La Conférence internationale de haut niveau sur le Sahel s’est tenue le 23 février dernier à Bruxelles. La rencontre, selon un communiqué de l’Union Européenne, a permis de confirmer l’engagement politique aux côtés des pays du Sahel, de mobiliser un montant de 414 millions d’euros en soutien à la Force conjointe du G5 Sahel et de renforcer la coordination et l’efficacité de l’aide au développement durable de la région.

En dépit de la mobilisation et de la joie affichée par les chefs d’Etat du G5 Sahel, très satisfaits, force est de reconnaître que la somme promise par les donateurs est légèrement en-dessous des 423 millions nécessaires. « C’est le nœud gordien. Je suis vraiment agacé. Quand on sait ce qui est dépensé chaque jour en Irak et en Syrie dans des bombardements, voir les pays du Sahel aujourd’hui tendre la main pour avoir 423 millions d’euros, j’avoue que ça me fait mal. Nous ne sommes pas des mendiants. Nous ne sommes pas non plus responsables de la fin de Mouammar Kadhafi et du délitement de la situation en Libye, où il y aurait près de 13 millions d’armes en circulation. La communauté internationale a un devoir d’action et de solidarité. La France l’a très bien compris. François Hollande a fait de son mieux et Emmanuel Macron, avec son dynamisme particulier, est en train de pousser avec la chancelière allemande, Angela Merkel », déclarait le Président de la République du Mali, Ibrahim Boubacar Kéïta dans une interview accordée au journal français « Le Monde », le 22 février dernier, en réponse à une question sur les difficultés de financement de la force conjointe du G5 Sahel, la veille de cette conférence.
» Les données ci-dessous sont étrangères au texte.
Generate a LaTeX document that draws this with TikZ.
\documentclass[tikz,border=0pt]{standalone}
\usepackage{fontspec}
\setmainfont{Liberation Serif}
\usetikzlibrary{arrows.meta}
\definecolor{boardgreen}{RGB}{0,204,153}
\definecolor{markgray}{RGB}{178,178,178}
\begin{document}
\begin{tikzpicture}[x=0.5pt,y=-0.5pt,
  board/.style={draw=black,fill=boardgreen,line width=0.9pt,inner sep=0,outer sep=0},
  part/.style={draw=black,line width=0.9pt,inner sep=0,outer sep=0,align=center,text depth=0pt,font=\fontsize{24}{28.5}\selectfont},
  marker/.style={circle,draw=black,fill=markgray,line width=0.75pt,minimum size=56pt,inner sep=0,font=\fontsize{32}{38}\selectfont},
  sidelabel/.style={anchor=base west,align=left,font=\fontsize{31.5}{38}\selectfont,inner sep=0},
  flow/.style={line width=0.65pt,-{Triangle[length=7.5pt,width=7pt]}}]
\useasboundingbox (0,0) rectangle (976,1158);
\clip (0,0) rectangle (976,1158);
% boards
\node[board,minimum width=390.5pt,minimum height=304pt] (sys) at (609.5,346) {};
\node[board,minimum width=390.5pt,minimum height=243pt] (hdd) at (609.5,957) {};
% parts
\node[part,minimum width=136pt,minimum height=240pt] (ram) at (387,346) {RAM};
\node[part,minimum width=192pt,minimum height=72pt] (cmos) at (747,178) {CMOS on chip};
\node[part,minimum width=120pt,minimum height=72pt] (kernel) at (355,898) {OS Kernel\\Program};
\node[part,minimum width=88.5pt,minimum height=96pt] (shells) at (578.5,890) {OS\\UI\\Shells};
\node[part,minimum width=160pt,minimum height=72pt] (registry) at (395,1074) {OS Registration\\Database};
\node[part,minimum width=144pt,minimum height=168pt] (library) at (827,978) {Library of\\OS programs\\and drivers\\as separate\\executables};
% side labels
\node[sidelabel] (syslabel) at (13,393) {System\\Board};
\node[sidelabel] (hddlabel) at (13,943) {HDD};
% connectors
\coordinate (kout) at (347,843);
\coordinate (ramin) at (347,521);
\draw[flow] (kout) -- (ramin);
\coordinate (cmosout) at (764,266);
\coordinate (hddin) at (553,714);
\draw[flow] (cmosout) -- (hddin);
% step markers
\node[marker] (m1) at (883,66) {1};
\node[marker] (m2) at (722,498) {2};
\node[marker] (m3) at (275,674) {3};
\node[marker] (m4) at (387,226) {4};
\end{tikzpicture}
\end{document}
La plus grande difficulté se trouve au niveau des modalités de décaissement de ces fonds. Les procédures de décaissement sont très lentes et échappent souvent à tout contrôle des Etats du Sahel, lesquels ont du mal souvent à retracer la destination des fonds promis. Le Mali en a une mauvaise expérience. De 2013 à maintenant, le pays a organisé deux appels au financement international. Le 15 mai 2013, la communauté internationale s’est mobilisée à son chevet avec une enveloppe de 3,25 milliards d’euros. Le gouvernement du Mali et les donateurs n’arrivaient pas à s’accorder sur la manière dont les sous seront décaissés. Et les populations continuent toujours de se demander où sont partis ces milliards d’euros. En octobre 2015, une rencontre a eu lieu à Paris au siège de l’OCDE dans le sillage des financements de certains engagements contenus dans l’accord pour la paix et la réconciliation issu du processus d’Alger. Jusque-là, les sommes promises peinent à tomber dans la cagnotte de l’équipe du Président Ibrahim Boubacar Kéïta.
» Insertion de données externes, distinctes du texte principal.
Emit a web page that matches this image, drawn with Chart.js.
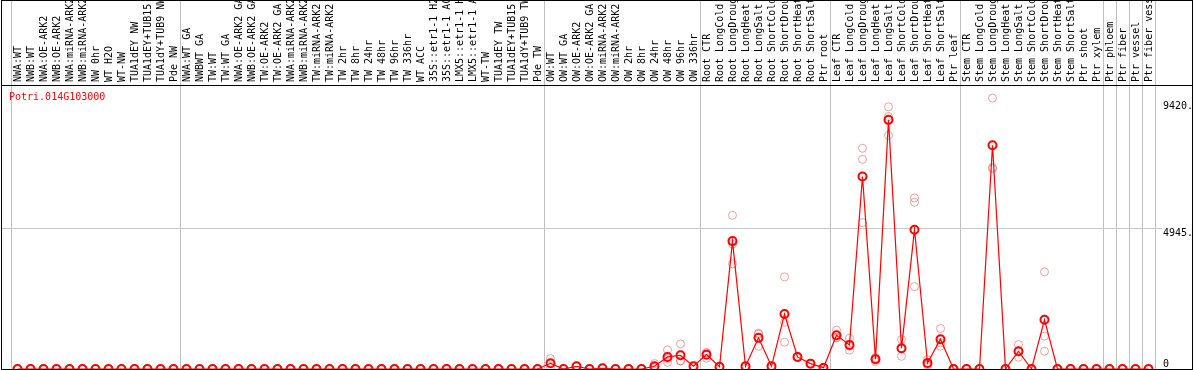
<!DOCTYPE html>
<html>
<head>
<meta charset="utf-8">
<script src="https://cdn.jsdelivr.net/npm/chart.js@4.4.1/dist/chart.umd.min.js"></script>
<style>
  html, body { margin: 0; padding: 0; background: #fff; }
  #wrap { width: 1194px; height: 370px; position: relative; }
</style>
</head>
<body>
<div id="wrap"><canvas id="exprChart"></canvas></div>
<script>
const geneName = "Potri.014G103000";

const samples = [
  "NWA:WT", "NWB:WT", "NWA:OE-ARK2", "NWB:OE-ARK2", "NWA:miRNA-ARK2", "NWB:miRNA-ARK2",
  "NW 0hr", "WT H2O", "WT-NW", "TUA1dEY NW", "TUA1dEY+TUB15 NW", "TUA1dY+TUB9 NW", "Pde NW",
  "NWA:WT GA", "NWBWT GA", "TW:WT", "TW:WT GA", "NWA:OE-ARK2 GA", "NWB:OE-ARK2 GA",
  "TW:OE-ARK2", "TW:OE-ARK2 GA", "NWA:miRNA-ARK2", "NWB:miRNA-ARK2", "TW:miRNA-ARK2", "TW:miRNA-ARK2",
  "TW 2hr", "TW 8hr", "TW 24hr", "TW 48hr", "TW 96hr", "TW 336hr", "WT ACC",
  "35S::etr1-1 H2O", "35S::etr1-1 ACC", "LMX5::etr1-1 H2O", "LMX5::etr1-1 ACC",
  "WT-TW", "TUA1dEY TW", "TUA1dEY+TUB15 TW", "TUA1dY+TUB9 TW", "Pde TW",
  "OW:WT", "OW:WT GA", "OW:OE-ARK2", "OW:OE-ARK2 GA", "OW:miRNA-ARK2", "OW:miRNA-ARK2",
  "OW 2hr", "OW 8hr", "OW 24hr", "OW 48hr", "OW 96hr", "OW 336hr",
  "Root CTR", "Root LongCold", "Root LongDrought", "Root LongHeat", "Root LongSalt",
  "Root ShortCold", "Root ShortDrought", "Root ShortHeat", "Root ShortSalt", "Ptr root",
  "Leaf CTR", "Leaf LongCold", "Leaf LongDrought", "Leaf LongHeat", "Leaf LongSalt",
  "Leaf ShortCold", "Leaf ShortDrought", "Leaf ShortHeat", "Leaf ShortSalt", "Ptr leaf",
  "Stem CTR", "Stem LongCold", "Stem LongDrought", "Stem LongHeat", "Stem LongSalt",
  "Stem ShortCold", "Stem ShortDrought", "Stem ShortHeat", "Stem ShortSalt", "Ptr shoot", "Ptr xylem",
  "Ptr phloem", "Ptr fiber", "Ptr vessel", "Ptr fiber vessel"
];

// mean expression per sample (the red line)
const meanExpr = [
  0, 0, 0, 0, 0, 0, 0, 0, 0, 0, 0, 0, 0,
  0, 0, 0, 0, 0, 0, 0, 0, 0, 0, 0, 0, 0, 0, 0, 0, 0, 0, 0, 0, 0, 0, 0, 0, 0, 0, 0, 0,
  200, 0, 95, 0, 25, 0, 0, 0, 95, 424, 483, 95,
  505, 80, 4497, 95, 1095, 95, 1932, 424, 188, 47,
  1189, 848, 6770, 342, 8759, 730, 4898, 212, 1048, 0,
  0, 0, 7865, 0, 625, 0, 1731, 0, 0, 0, 0,
  0, 0, 0, 0
];

// individual replicates (faint circles)
const rep1 = [
  0, 0, 0, 0, 0, 0, 0, 0, 0, 0, 0, 0, 0,
  0, 0, 0, 0, 0, 0, 0, 0, 0, 0, 0, 0, 0, 0, 0, 0, 0, 0, 0, 0, 0, 0, 0, 0, 0, 0, 0, 0,
  365, 0, 110, 0, 30, 0, 0, 0, 190, 671, 883, 95,
  378, 80, 5404, 95, 1225, 95, 3238, 450, 200, 47,
  1366, 1083, 7760, 400, 9219, 1036, 6016, 330, 1424, 0,
  0, 0, 9525, 0, 859, 0, 3415, 0, 0, 0, 0,
  0, 0, 0, 0
];
const rep2 = [
  0, 0, 0, 0, 0, 0, 0, 0, 0, 0, 0, 0, 0,
  0, 0, 0, 0, 0, 0, 0, 0, 0, 0, 0, 0, 0, 0, 0, 0, 0, 0, 0, 0, 0, 0, 0, 0, 0, 0, 0, 0,
  50, 0, 80, 0, 20, 0, 0, 0, 50, 236, 283, 95,
  560, 80, 4390, 95, 800, 95, 1636, 400, 180, 47,
  1106, 660, 7370, 259, 8877, 447, 5863, 141, 800, 0,
  0, 0, 7088, 0, 412, 0, 1154, 0, 0, 0, 0,
  0, 0, 0, 0
];
const rep3 = [
  0, 0, 0, 0, 0, 0, 0, 0, 0, 0, 0, 0, 0,
  0, 0, 0, 0, 0, 0, 0, 0, 0, 0, 0, 0, 0, 0, 0, 0, 0, 0, 0, 0, 0, 0, 0, 0, 0, 0, 0, 0,
  185, 0, 95, 0, 25, 0, 0, 0, 45, 365, 283, 95,
  577, 80, 3697, 95, 1260, 95, 943, 422, 185, 47,
  1095, 800, 5146, 367, 8219, 707, 2896, 165, 920, 0,
  0, 0, 7040, 0, 600, 0, 625, 0, 0, 0, 0,
  0, 0, 0, 0
];

const yTicks = [0, 4945, 9420];
const yTickText = ["0", "4945.", "9420."];
// sample index where each grey separator sits
const groupEdges = [0, 13, 41, 53, 63, 73, 84, 85, 86, 87, 88];

const monoFont = "'DejaVu Sans Mono', 'Liberation Mono', monospace";

const framePlugin = {
  id: "frame",
  beforeDatasetsDraw(chart) {
    const { ctx, chartArea } = chart;
    const x = chart.scales.x, y = chart.scales.y;
    ctx.save();
    ctx.strokeStyle = "#c0c0c0";
    ctx.lineWidth = 1;
    groupEdges.forEach(b => {
      const px = Math.round(x.getPixelForValue(b - 0.5)) + 0.5;
      ctx.beginPath();
      ctx.moveTo(px, 0);
      ctx.lineTo(px, chartArea.bottom);
      ctx.stroke();
    });
    const gy = Math.round(y.getPixelForValue(4945)) + 0.5;
    ctx.beginPath();
    ctx.moveTo(1, gy);
    ctx.lineTo(chartArea.left, gy);
    ctx.stroke();
    ctx.restore();
  },
  afterDraw(chart) {
    const { ctx, chartArea } = chart;
    ctx.save();
    ctx.strokeStyle = "#000";
    ctx.lineWidth = 1;
    ctx.strokeRect(1.5, 0.5, 1191, 369);
    ctx.beginPath();
    ctx.moveTo(1, chartArea.top - 0.5);
    ctx.lineTo(1193, chartArea.top - 0.5);
    ctx.stroke();
    ctx.fillStyle = "#ff0000";
    ctx.font = "10px " + monoFont;
    ctx.textBaseline = "middle";
    ctx.fillText(geneName, 9, 97);
    ctx.restore();
  }
};

const ctx = document.getElementById("exprChart").getContext("2d");

const repStyle = {
  type: "line",
  showLine: false,
  pointRadius: 4,
  pointBorderWidth: 1,
  pointBorderColor: "rgba(228, 110, 110, 0.65)",
  pointBackgroundColor: "rgba(0,0,0,0)",
  clip: false
};

const chart = new Chart(ctx, {
  type: "line",
  data: {
    labels: samples,
    datasets: [
      {
        label: "mean",
        data: meanExpr,
        borderColor: "#ff0000",
        borderWidth: 1.2,
        tension: 0,
        pointRadius: 4,
        pointBorderWidth: 2,
        pointBorderColor: "#ff0000",
        pointBackgroundColor: "rgba(0,0,0,0)",
        clip: false
      },
      Object.assign({ label: "rep1", data: rep1 }, repStyle),
      Object.assign({ label: "rep2", data: rep2 }, repStyle),
      Object.assign({ label: "rep3", data: rep3 }, repStyle)
    ]
  },
  options: {
    responsive: true,
    maintainAspectRatio: false,
    animation: false,
    layout: { autoPadding: false, padding: { left: 11, right: 1, top: 0, bottom: 1 } },
    scales: {
      x: {
        type: "category",
        position: "top",
        offset: true,
        grid: { display: false, drawTicks: false },
        border: { display: false },
        ticks: {
          autoSkip: false,
          minRotation: 90,
          maxRotation: 90,
          padding: 4,
          labelOffset: 13,
          color: "#000",
          font: { family: monoFont, size: 10 }
        },
        afterFit: s => {
          s.height = 86;
          s.paddingLeft = 0;
          s.paddingRight = 0;
        }
      },
      y: {
        position: "right",
        min: 0,
        max: 9950,
        afterBuildTicks: s => { s.ticks = yTicks.map(v => ({ value: v })); },
        afterFit: s => {
          s.width = 38;
          s.paddingTop = 0;
          s.paddingBottom = 0;
        },
        grid: {
          color: c => (c.tick && c.tick.value === 4945 ? "#c8c8c8" : "rgba(0,0,0,0)"),
          tickLength: 7
        },
        border: { display: false },
        ticks: {
          padding: 1,
          color: "#000",
          font: { family: monoFont, size: 10, lineHeight: 1 },
          callback: function (value) {
            const t = yTickText[yTicks.indexOf(value)];
            return value === 0 ? [t, ""] : ["", t];
          }
        }
      }
    },
    plugins: {
      legend: { display: false },
      tooltip: { enabled: false },
      title: { display: false }
    }
  },
  plugins: [framePlugin]
});
</script>
</body>
</html>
Entre l’annonce des engagements et la mise à disposition des fonds, il y a un temps plus ou moins long qui ne peut pas s’accommoder avec la pression des groupes terroristes.

Au-delà, des difficultés pouvant découler de la mobilisation de l’enveloppe promise à Bruxelles, d’autres obstacles se dressent sur le chemin de l’opérationnalisation rapide et efficace de la force conjointe du G5 Sahel commandée par le Général Didier Dacko. Il s’agit essentiellement de la crise  de confiance entre les différents chefs de l’Etat qui n’ont pas la même perception de la lutte et surtout des moyens utilisés. Le Président IBK a reconnu dans la même interview au quotidien français qu’il y a un délitement de confiance entre lui et certains de ses homologues même s’il tente de rassurer. La Mauritanie ne veut pas violer son pacte de non-agression avec les groupes islamistes. Le Tchad d’Idriss Déby, secoué par un front social et politique en ébullition, a des difficultés à supporter le fardeau de son intervention comme gendarme du Sahel. Le Président du Niger lutte pour faire de la Force conjointe du G5 Sahel une brigade combattante de la Minusma. Donc, il ne faut pas trop tôt crier victoire.